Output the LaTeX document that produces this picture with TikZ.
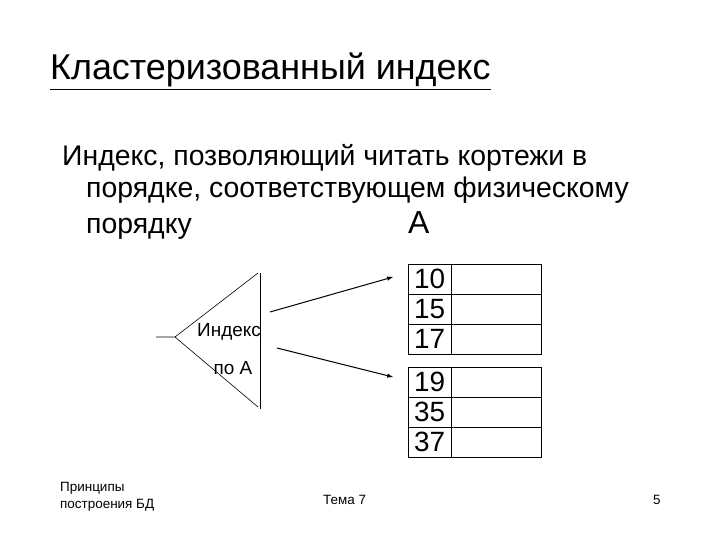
\documentclass[tikz,border=0pt]{standalone}
\usepackage{fontspec}
\setmainfont{Liberation Sans}
\begin{document}
\begin{tikzpicture}[x=1bp,y=-1bp,
  cell/.style={draw,minimum width=43bp,minimum height=30bp,inner sep=0,font=\fontsize{28}{28}\selectfont},
  wide/.style={draw,minimum width=90bp,minimum height=30bp,inner sep=0},
  ln/.style={line width=0.6pt},
  arr/.style={line width=1pt,-latex}]
\useasboundingbox (0,0) rectangle (720,540);
\node[anchor=base west,font=\fontsize{36}{36}\selectfont,inner sep=0] (title) at (50,80) {\underline{Кластеризованный индекс}};
\node[anchor=base west,font=\fontsize{28.5}{28.5}\selectfont,inner sep=0] (l1) at (62,166) {Индекс, позволяющий читать кортежи в};
\node[anchor=base west,font=\fontsize{28.5}{28.5}\selectfont,inner sep=0] (l2) at (86,198) {порядке, соответствующем физическому};
\node[anchor=base west,font=\fontsize{28.5}{28.5}\selectfont,inner sep=0] (l3) at (86,234) {порядку};
\node[anchor=base west,font=\fontsize{32}{32}\selectfont,inner sep=0] (A) at (408,234) {A};
% triangle
\coordinate (apex) at (175,337);
\coordinate (tail) at (156,337);
\coordinate (top) at (260,273);
\coordinate (bot) at (260,409);
\draw[ln] (tail) -- (apex) -- (258,273);
\draw[ln] (apex) -- (258,407);
\draw[ln] (top) -- (bot);
\node[font=\fontsize{19}{19}\selectfont] (idx) at (229,332) {Индекс};
\node[font=\fontsize{19}{19}\selectfont] (poA) at (233,368) {по A};
% tables
\foreach \i/\v in {0/10,1/15,2/17}{
  \node[cell,anchor=north west] (a\i) at (408,{264+30*\i}) {\v};
  \node[wide,anchor=north west] (aw\i) at (451,{264+30*\i}) {};
}
\foreach \i/\v in {0/19,1/35,2/37}{
  \node[cell,anchor=north west] (b\i) at (408,{367+30*\i}) {\v};
  \node[wide,anchor=north west] (bw\i) at (451,{367+30*\i}) {};
}
\coordinate (s1) at (270,312); \coordinate (e1) at (393,277);
\coordinate (s2) at (277,348); \coordinate (e2) at (393,377);
\draw[arr] (s1) -- (e1);
\draw[arr] (s2) -- (e2);
% footer
\node[anchor=north west,align=left,font=\fontsize{13.5}{17}\selectfont,inner sep=0] (f1) at (60,482) {Принципы\\построения БД};
\node[anchor=north west,font=\fontsize{13.5}{17}\selectfont,inner sep=0] (f2) at (323,495) {Тема 7};
\node[anchor=north west,font=\fontsize{13.5}{17}\selectfont,inner sep=0] (f3) at (653,495) {5};
\end{tikzpicture}
\end{document}
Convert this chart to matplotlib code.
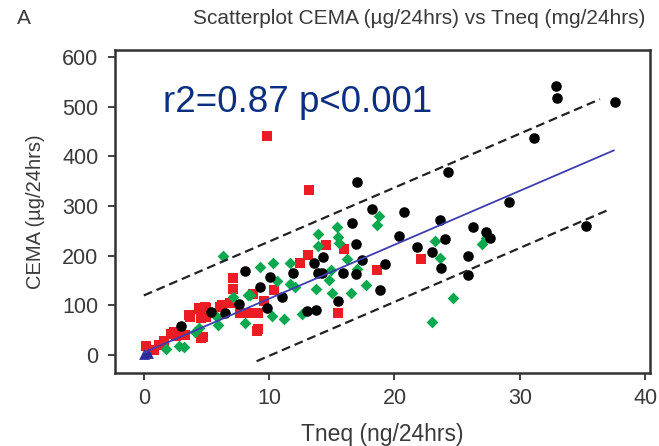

##############################

• _Problem to solve_: Retype everything in the material word for word, minus pictures.

• _Solution_:
Output the LaTeX document that produces this picture with TikZ.
\documentclass[tikz,border=0pt]{standalone}
\usepackage{fontspec}
\setmainfont{Liberation Sans}
\begin{document}
\begin{tikzpicture}[x=1bp,y=-1bp,
  cell/.style={draw,minimum width=43bp,minimum height=30bp,inner sep=0,font=\fontsize{28}{28}\selectfont},
  wide/.style={draw,minimum width=90bp,minimum height=30bp,inner sep=0},
  ln/.style={line width=0.6pt},
  arr/.style={line width=1pt,-latex}]
\useasboundingbox (0,0) rectangle (720,540);
\node[anchor=base west,font=\fontsize{36}{36}\selectfont,inner sep=0] (title) at (50,80) {\underline{Кластеризованный индекс}};
\node[anchor=base west,font=\fontsize{28.5}{28.5}\selectfont,inner sep=0] (l1) at (62,166) {Индекс, позволяющий читать кортежи в};
\node[anchor=base west,font=\fontsize{28.5}{28.5}\selectfont,inner sep=0] (l2) at (86,198) {порядке, соответствующем физическому};
\node[anchor=base west,font=\fontsize{28.5}{28.5}\selectfont,inner sep=0] (l3) at (86,234) {порядку};
\node[anchor=base west,font=\fontsize{32}{32}\selectfont,inner sep=0] (A) at (408,234) {A};
% triangle
\coordinate (apex) at (175,337);
\coordinate (tail) at (156,337);
\coordinate (top) at (260,273);
\coordinate (bot) at (260,409);
\draw[ln] (tail) -- (apex) -- (258,273);
\draw[ln] (apex) -- (258,407);
\draw[ln] (top) -- (bot);
\node[font=\fontsize{19}{19}\selectfont] (idx) at (229,332) {Индекс};
\node[font=\fontsize{19}{19}\selectfont] (poA) at (233,368) {по A};
% tables
\foreach \i/\v in {0/10,1/15,2/17}{
  \node[cell,anchor=north west] (a\i) at (408,{264+30*\i}) {\v};
  \node[wide,anchor=north west] (aw\i) at (451,{264+30*\i}) {};
}
\foreach \i/\v in {0/19,1/35,2/37}{
  \node[cell,anchor=north west] (b\i) at (408,{367+30*\i}) {\v};
  \node[wide,anchor=north west] (bw\i) at (451,{367+30*\i}) {};
}
\coordinate (s1) at (270,312); \coordinate (e1) at (393,277);
\coordinate (s2) at (277,348); \coordinate (e2) at (393,377);
\draw[arr] (s1) -- (e1);
\draw[arr] (s2) -- (e2);
% footer
\node[anchor=north west,align=left,font=\fontsize{13.5}{17}\selectfont,inner sep=0] (f1) at (60,482) {Принципы\\построения БД};
\node[anchor=north west,font=\fontsize{13.5}{17}\selectfont,inner sep=0] (f2) at (323,495) {Тема 7};
\node[anchor=north west,font=\fontsize{13.5}{17}\selectfont,inner sep=0] (f3) at (653,495) {5};
\end{tikzpicture}
\end{document}
Convert this chart to matplotlib code.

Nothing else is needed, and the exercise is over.